Retractable roofs come in a wide range of materials, including fabric, metal and polycarbonate.
- Retractable canopies can extend beyond the pergola, expanding the shaded area
- Withstands high winds and extreme weather better than the other materials
- Looks elegant
- Maximizes the capabilities of your outdoor space
- Allows you to control the amount of shade
- Usually the most expensive option
- Requires a professional for installation
- Can be noisy
- May have limited installation options
Benefits of Putting a Roof on a Pergola
There are several advantages to adding a roof to your pergola. Some of the benefits are as follows:
- Protection from the elements – A pergola provides shade for people, pets and plants beneath it. You can sit under a pergola even if it’s raining, allowing you to use your yard more often.
- Safeguards furniture and equipment – Putting a hot tub under a pergola with a roof helps keep it clear of leaves and debris. Furniture with cloth cushions won’t get soaked as easily. Depending on the type of roof that you get, you can minimize sun damage on pillows, curtains rugs and other textiles that you use in the space.
- Extend the life of the flooring – Because a roof reduces wear and tear on the surfaces beneath it, it can extend the longevity of your patio or decking. You’ll likely have to perform less maintenance to keep the flooring looking great.

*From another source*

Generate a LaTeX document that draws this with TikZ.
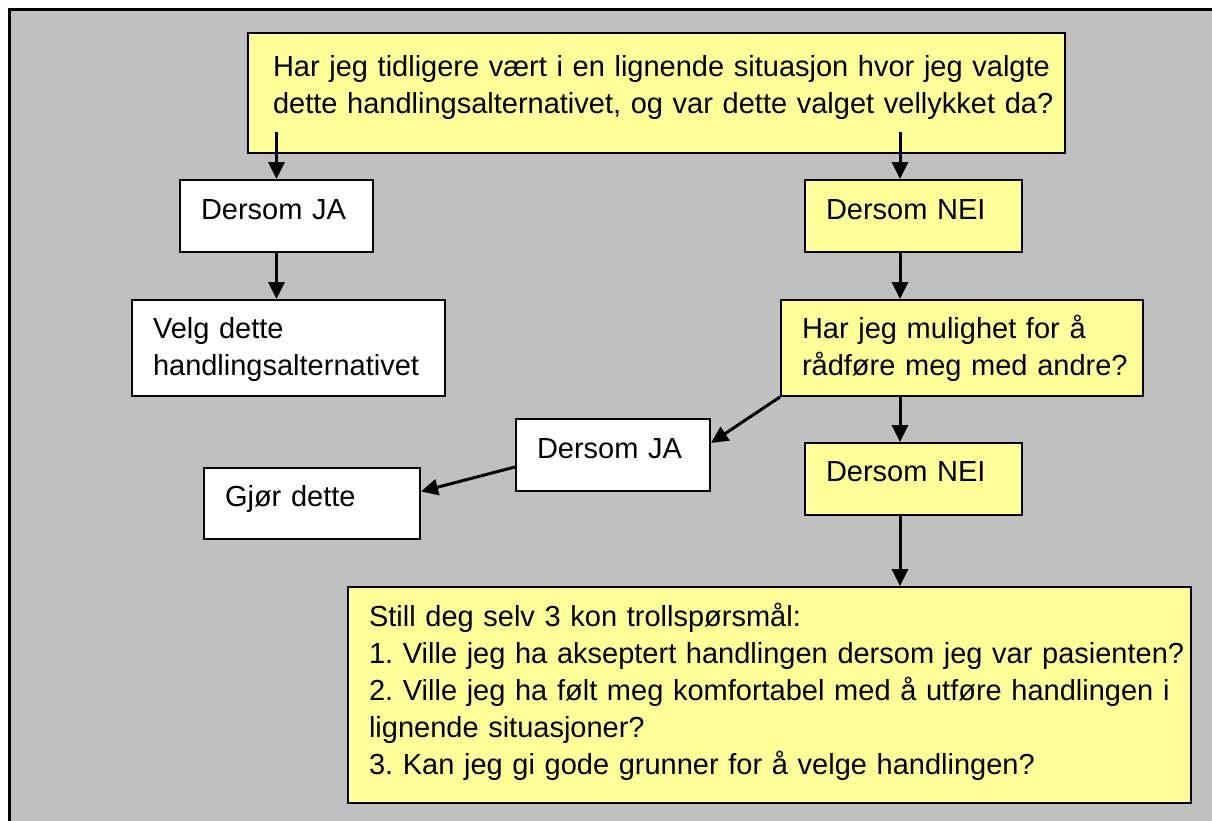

- Adds curb appeal – Installing a roof on a pergola can make your backyard look more finished. A pergola with a roof fills up empty space and adds visual interest to your outdoor area.
- Increases home value – A high-quality pergola with a roof is a bonus when you sell your home. Buyers will appreciate the feature as much as you do, and they may submit a higher offer than they would otherwise if your home has a pergola with a roof.
- Creates privacy – Adding a roof to a pergola makes it cozier. You won’t feel as though you’re enclosed in a room, but you can hide from prying eyes and create a sanctuary by designing your garden and placing your furniture appropriately.
Which Pergola Roof Is Right for You?
Before you invest in a pergola roof, think about your objectives and preferences. You’ll have to consider the esthetics, price and functionality. Here are some questions to ask yourself:
- Do I want full protection from water and rain? – A fabric or lattice pergola wouldn’t be ideal for you.
- Do I want to maximize air flow and allow some sun to shine in? – You may prefer a fabric or lattice pergola. A polycarbonate, louvered or retractable roof could also work well.
- Do I want to install it myself? – Fabric is the easiest option to drape over the pergola. You don’t need much special equipment to install wire fencing or lattice, either.
- Do I want to hire someone to install it? – If you have help from an expert, opt for a polycarbonate, metal, louvered or retractable roof.
- Do I want the roof to be permanent? Lattice and fabric are more temporary than the other options. Choose one of these if you want to dismantle the roof in certain seasons.
The best roofing for pergola fits with your budget and lifestyle. It’s easy to maintain and encourages you to spend more time outdoors.